Friday Night’s Jobs

After one night, I’m still on schedule! Yeah!

First item to attack was to finish off the last bits of the cooling system.

I modified the header tank to also incorporate the overflow tank, painted it and fitted it.

Another view:

The top part of this tank will collect all of the air bubble that are produced in the coolant.  Hopefully these will be drastically reduced with the electric water pump – the normal mechanical pumps can cause cavitation the pump at high RPM, putting air bubbles into the system (bad for cooling) and also robbing horsepower.
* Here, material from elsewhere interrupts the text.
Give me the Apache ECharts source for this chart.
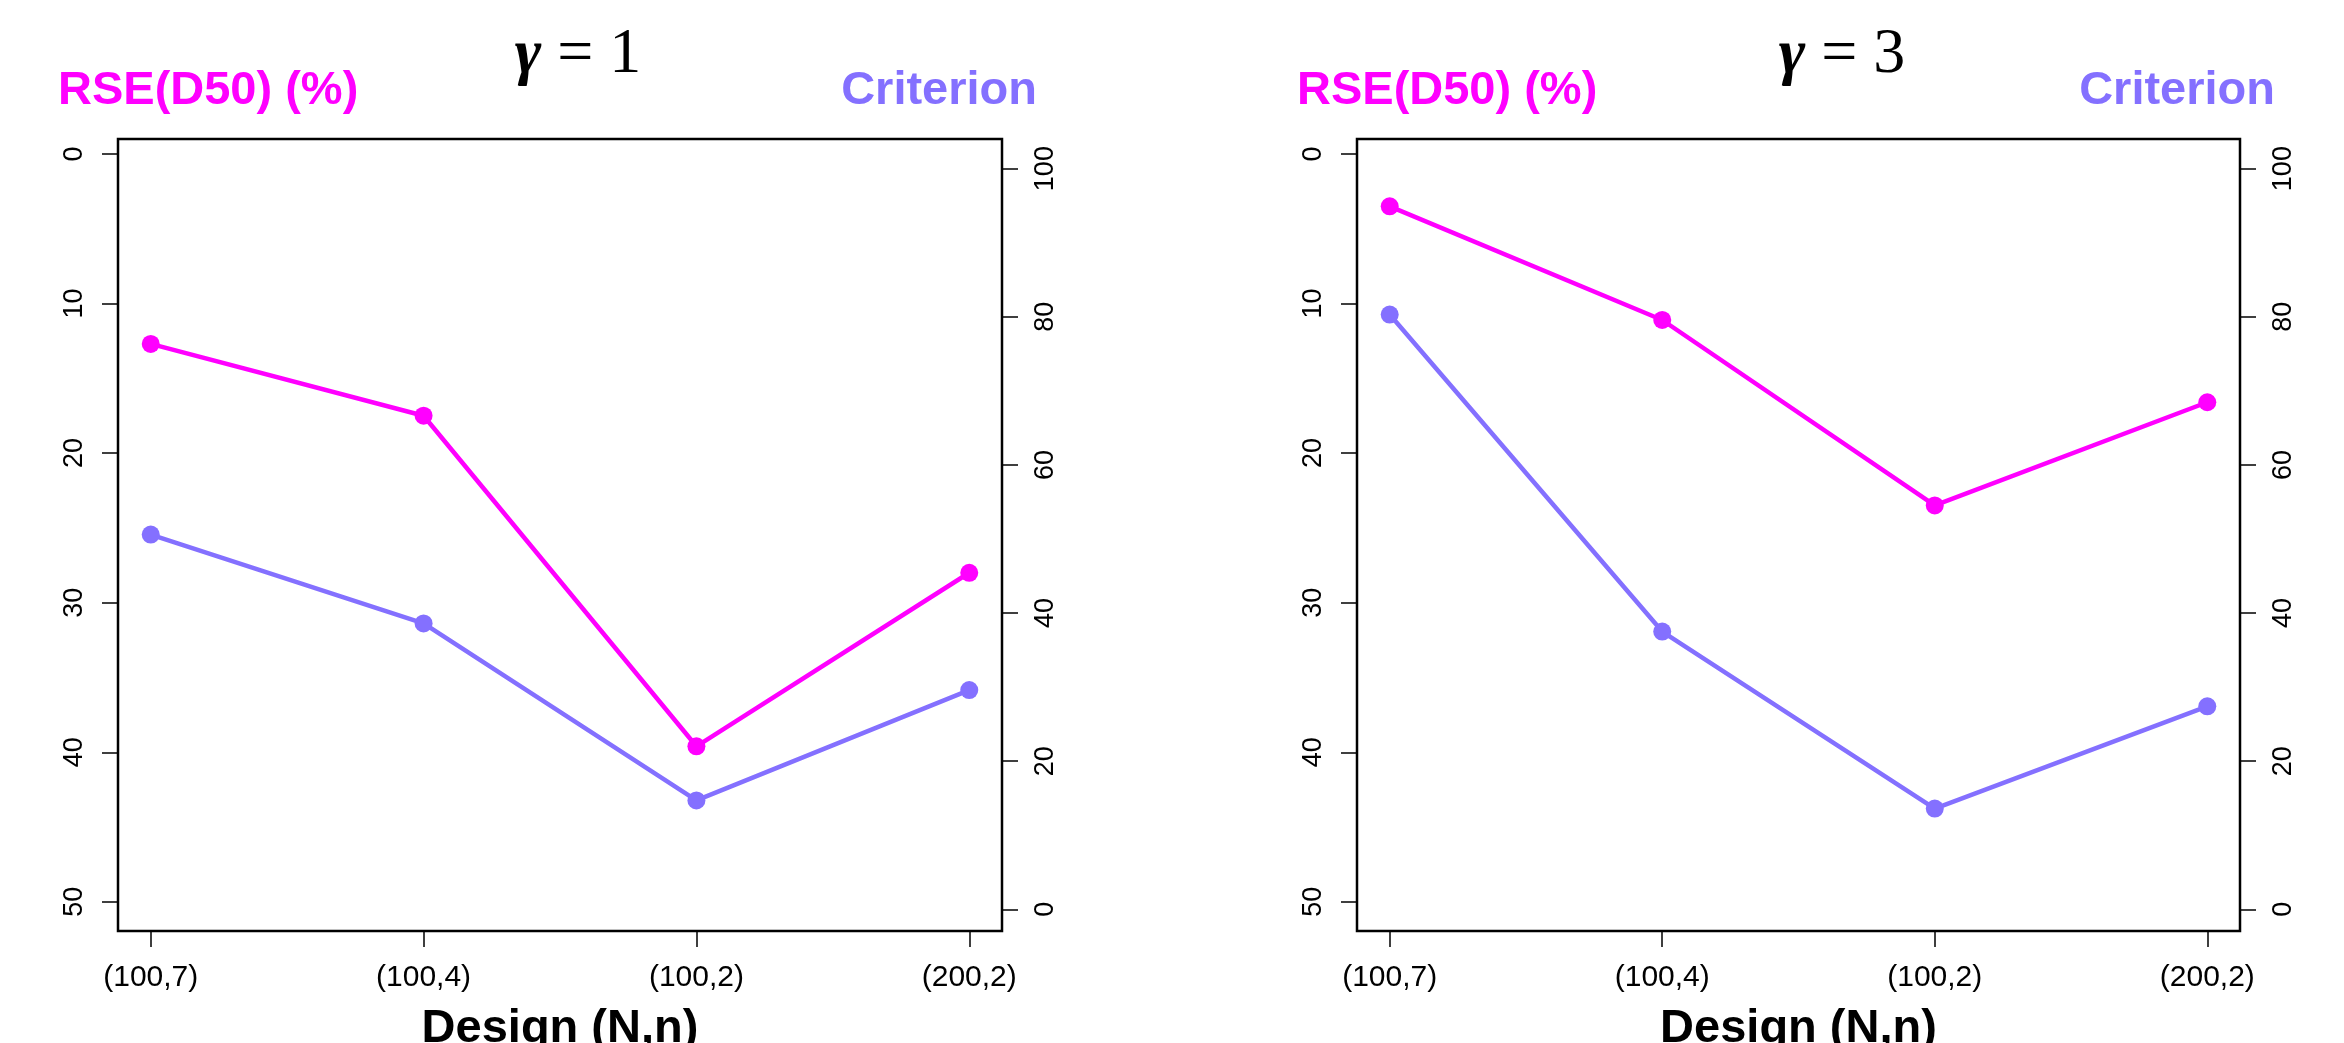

The system catches small amounts of flow from all of the highest points in the water system and directs them towards the header tank.  At the bottom of the header tank, a pipe at the very bottom of the header tank connects to the inlet of the water pump, causing a continual flow from from these high points into the header tank.  This will drag the bubbles into the header tank, where they will stay.

These air bubbles will stay at the top of the header tank, where they will be forced down into the lower catch tank as the water expands when it heats up (there is a hose connecting these two tanks together).  As the motor cools down again, the water shrinks again and only water will be sucked back in – the hose connects to the lower catch tank at the very bottom.

I then got onto doing the fan.  I got a 16″ fan from SuperCheap during their 20% off everything sale – hopefully it’s capable of doing the job.  I welded spuds into the radiator to mount the fan.  I am not a fan of mounting them straight to the radiator fins as some people do (See what I did there….).

If this was my road car I would have made up a fan shroud for it, as it increases their efficiency when you are stationary.  When you are going at speed, the fan is not actually needed, so I want to keep the airflow at speed as good as I can make it, and hopefully just have it be enough to keep the car cool enough while stationary.

I then routed all of the coolant pipes and tied them up nicely, same with the vacuum hoses under the throttle body.  Added the MAP sensor and the boost controller, ready for the wiring tasks in a few days time.

 

I filled large portion of the system will coolant, then hooked up a battery to the water pump and turned it on.  It was very pleasing to see all of the flows, complete with stacks of bubbles/air, going into the header tank as the system was bleeding itself.  I kept topping up the header tank until the system was full, and the water pump was running silently.  Very pleased with how it works!

I have a wedding to go to today (Sat), so no progress will be made – see you Sunday.